The use of many different styles, on-point realism to abstract cubism, make for swinging chaos, chaos in the best meaning of the word. The coordination of the paintings, however, was strictly managed by one man: Professor Francesco Del Casino. Del Casino is the retired art teacher of the local high school. Together with his student, he painted most of the murals. Many of the first artworks focus on local politics. Soon the form of expression was discovered by artists from the mainland and abroad. That is why the walls also do justice to the Vietnam war, capitalism, and the world food problem nowadays.
Together with his student, he painted most of the murals
Walking around, I no longer notice just the paintings. Alongside bumped doors and riddled traffic signs, I make my way down to the church. Bullet holes. Before Orgosolo was known for its murals, it was notorious for its crime rates. In the 1950’s alone, there have been thirteen reported murders in a village of just a couple thousands of people. Orgosolo was the motherboard of the Sardinian banditry. Old stories tell that the town was founded by shepherds who were hiding in the mountains. Hiding because they were too poor to have their own cattle, so they stole animals from wealthy farmers. These Robin Hood-like crimes soon evolved into hostages and murders. Buildings always have been a good medium for expression in Orgosolo: the list of the people that were going to be killed used to be pinned on the doors of the small golden church.
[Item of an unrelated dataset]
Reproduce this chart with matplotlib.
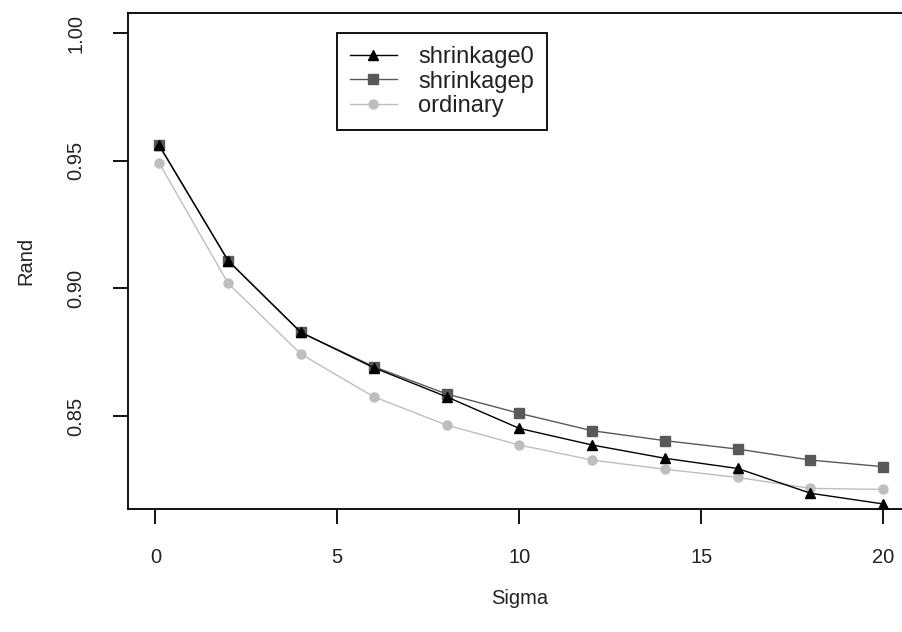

Alongside bumped doors and riddled traffic signs, I make my way down to the church
As for today, there is nothing left of this dark history. Orgosolo feels safe as can be. Only at the church you can still see the old patches of paint as a reminder to the poor times. A chubby lady whose high, pulled up skirt draws a sharp waistline humbly greets the nuns. Her grey hair is tied neatly into a low bun resting on her neck, perfectly aligned with the subtle pearls pierced into her ears. As the church bells continue to sound more and more well-dressed, islanders surround the doors.
Porceddu
Ristrorante Supramonte, an open-air restaurant with a handmade stone barbeque, is just a seven-minute drive away from Orgosolo. A nice mini-tour as the SP48 takes you right through the hills. The spectacular mountain views and the small wine yards that grow as green waves over the land cause a distraction. I almost miss the sign at the side of the road that leads me to the restaurant. I am sitting at one of Supramonte’s big wooden tables. It is a hot day, but because of the height, it feels cool up here. Down from the valley, the sound of cowbells rises as the wind carries the smell of smoked wood and pork. It is time for dinner. Every table has its own terracotta pitcher of red wine. After the plate of chorizo and ricotta cheese, the porceddu is served: juicy suckling pig from the grill, a typical Sardinian meal. According to the chef, who brings the meat directly from the fire to your table, it is best to eat with your hands.